Car, souvenons-nous, Benkirane a toujours accusé El Otmani de souiller et tripatouiller les références idéologiques du PJD, au regard notamment des choix politiques et des nombreux compromis faits par l’ex-chef de gouvernement au sein de la majorité (la loi-cadre relative au système d’éducation, de formation et de recherche, en raison de l’enseignement des matières scientifiques en langues étrangères ou encore la loi sur les usages licites du cannabis).
«Le PJD a subi une lourde défaite lors des dernières élections du 8 septembre 2021. Cette déception était difficile à digérer. Une fois le résultat du scrutin dévoilé, le secrétariat du parti a présenté sa démission et certains observateurs prédisaient l’éclatement ou la scission du parti. Pour assurer sa résurrection, la formation à la lampe a choisi Abdelilah Benkirane. Les militants du PJD estiment que c’est le seul homme capable de redorer le blason du parti. Il dispose d’une longue expérience politique et son passage à la tête du gouvernement est un atout de taille. Sans oublier les autres qualités qui lui permettent de se distinguer dans la scène politique nationale, notamment le fait qu’il soit un bon orateur qui ne mâche pas ses mots. De plus, il a beaucoup d’affinité avec le Mouvement unité et réforme (MUR), aile idéologique des islamistes», analyse le politologue Mohamed Belmir.
Et après ? Benkirane renaît de ses cendres. Mais réussira-t-il à faire renaître de ses cendres le PJD ? Il se retrouve aux commandes d’un parti laminé par les dissensions internes et qui a essuyé un revers historique lors des dernières législatives, récoltant seulement 13 sièges sur 395 à la chambre des représentants, contre 125 sièges auparavant.
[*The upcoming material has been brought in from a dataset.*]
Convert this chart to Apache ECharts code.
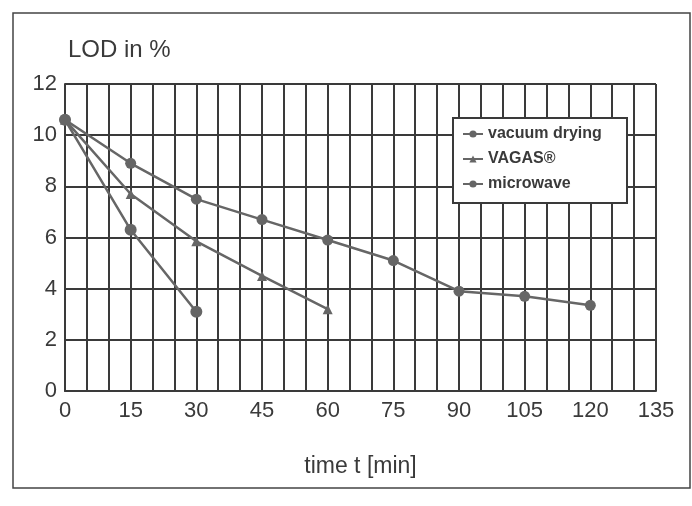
<!DOCTYPE html>
<html>
<head>
<meta charset="utf-8">
<script src="https://cdn.jsdelivr.net/npm/echarts@6/dist/echarts.min.js"></script>
<style>html,body{margin:0;padding:0;background:#fff}#c{width:692px;height:506px}</style>
</head>
<body>
<div id="c"></div>
<script>
var times = [0, 15, 30, 45, 60, 75, 90, 105, 120];
var vacuumDrying = [10.6, 8.9, 7.5, 6.7, 5.9, 5.1, 3.9, 3.7, 3.35];
var vagasTimes = [0, 15, 30, 45, 60];
var vagas = [10.6, 7.7, 5.85, 4.5, 3.2];
var microwaveTimes = [0, 15, 30];
var microwave = [10.6, 6.3, 3.1];
var seriesNames = ['vacuum drying', 'VAGAS\u00ae', 'microwave'];

function pairs(xs, ys) { return xs.map(function (x, i) { return [x, ys[i]]; }); }

var ink = '#3a3a3a';
var lineCol = '#666666';
var chart = echarts.init(document.getElementById('c'), null, {renderer: 'canvas'});
chart.setOption({
  backgroundColor: '#fff',
  animation: false,
  title: {
    text: 'LOD in %', left: 63, top: 33,
    textStyle: {fontFamily: 'Liberation Sans', fontSize: 24, fontWeight: 'normal', color: ink}
  },
  grid: {left: 65, right: 36, top: 84, bottom: 115},
  xAxis: {
    type: 'value', min: 0, max: 135, interval: 15,
    name: 'time t [min]', nameLocation: 'middle', nameGap: 64,
    nameTextStyle: {fontFamily: 'Liberation Sans', fontSize: 23, color: ink},
    axisLine: {show: true, lineStyle: {color: ink, width: 2}},
    axisTick: {show: false},
    axisLabel: {margin: 9, fontFamily: 'Liberation Sans', fontSize: 22, color: ink},
    splitLine: {show: true, lineStyle: {color: ink, width: 2}},
    minorTick: {show: false, splitNumber: 3},
    minorSplitLine: {show: true, lineStyle: {color: ink, width: 2}}
  },
  yAxis: {
    type: 'value', min: 0, max: 12, interval: 2,
    axisLine: {show: true, lineStyle: {color: ink, width: 2}},
    axisTick: {show: false},
    axisLabel: {margin: 8, fontFamily: 'Liberation Sans', fontSize: 22, color: ink},
    splitLine: {show: true, lineStyle: {color: ink, width: 2}}
  },
  legend: {
    orient: 'vertical', left: 457, top: 121, itemGap: 9, itemWidth: 20, itemHeight: 9,
    data: seriesNames,
    textStyle: {fontFamily: 'Liberation Sans', fontSize: 16, fontWeight: 'bold', color: ink},
    z: 10
  },
  graphic: [
    {type: 'rect', z: 5, shape: {x: 453, y: 118, width: 174, height: 85},
     style: {fill: '#fff', stroke: ink, lineWidth: 2}},
    {type: 'rect', z: 0, silent: true, shape: {x: 13, y: 13, width: 677, height: 475},
     style: {fill: 'none', stroke: '#444', lineWidth: 1.5}}
  ],
  series: [
    {name: seriesNames[0], type: 'line', data: pairs(times, vacuumDrying),
     symbol: 'circle', symbolSize: 11, itemStyle: {color: lineCol},
     lineStyle: {color: lineCol, width: 2.5}},
    {name: seriesNames[1], type: 'line', data: pairs(vagasTimes, vagas),
     symbol: 'triangle', symbolSize: 10, itemStyle: {color: lineCol},
     lineStyle: {color: lineCol, width: 2.5}},
    {name: seriesNames[2], type: 'line', data: pairs(microwaveTimes, microwave),
     symbol: 'circle', symbolSize: 12, itemStyle: {color: lineCol},
     lineStyle: {color: lineCol, width: 2.5}}
  ]
});
</script>
</body>
</html>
Un parti qui a subi un choc traumatique tel qu’il lui est presque impossible de rejouer les premiers rôles sur la scène politique nationale à moyen terme.
La principale mission de Benkirane sera donc de remettre cette formation politique de sa déconvenue et, surtout, de l’outiller sérieusement pour aborder valablement les prochaines échéances électorales. «Il devra soigner l’image du parti afin de lui permettre de reprendre des couleurs à l’horizon des élections de 2026», confirme Belmir. Cette tâche, l’on s’en doute, ne sera pas une sinécure. Elle devra commencer, d’abord, par un travail de reconstruction pour rebâtir cette unité et cette cohésion qui ont fait la force du parti de la lampe et l’ont porté au pouvoir pendant une décennie.
Benkirane, qui a la rancune très tenace, y parviendra-t-il ? Arrivera-t-il à s’asseoir sur son égo pour fédérer tous les militants autour du parti ? Arrivera-t-il à être un dirigeant consensuel ? Ensuite, contraint à l’exil forcé sur les bancs de l’opposition, le PJD devra se reconstruire une légitimité, avec comme chef d’orchestre Benkirane. Comme le souligne Belmir, «le style Benkirane plait beaucoup aux couches populaires. Il usera de son franc-parler pour critiquer ouvertement l’actuel gouvernement et ne ménagera aucun effort pour mettre à nu les moindres failles de l’équipe Akhannouch». On ne doute guère qu’il le fera, puisque l’actuel chef de gouvernement est son meilleur ennemi.
Un ennemi dont il disait : si «Akhannouch est élu chef de gouvernement, il ne va rien faire. Le Roi a besoin d’un chef de gouvernement fort et non d’un coordinateur». Cependant, une opposition crédible ne saurait être seulement confinée à des critiques et sorties virulentes sur les réseaux sociaux. Benkirane se devra d’être plutôt un opposant à la hauteur et se débarrasser de cette étiquette «populiste» qui lui colle désormais à la peau. La résurrection du PJD se jouera à ce niveau.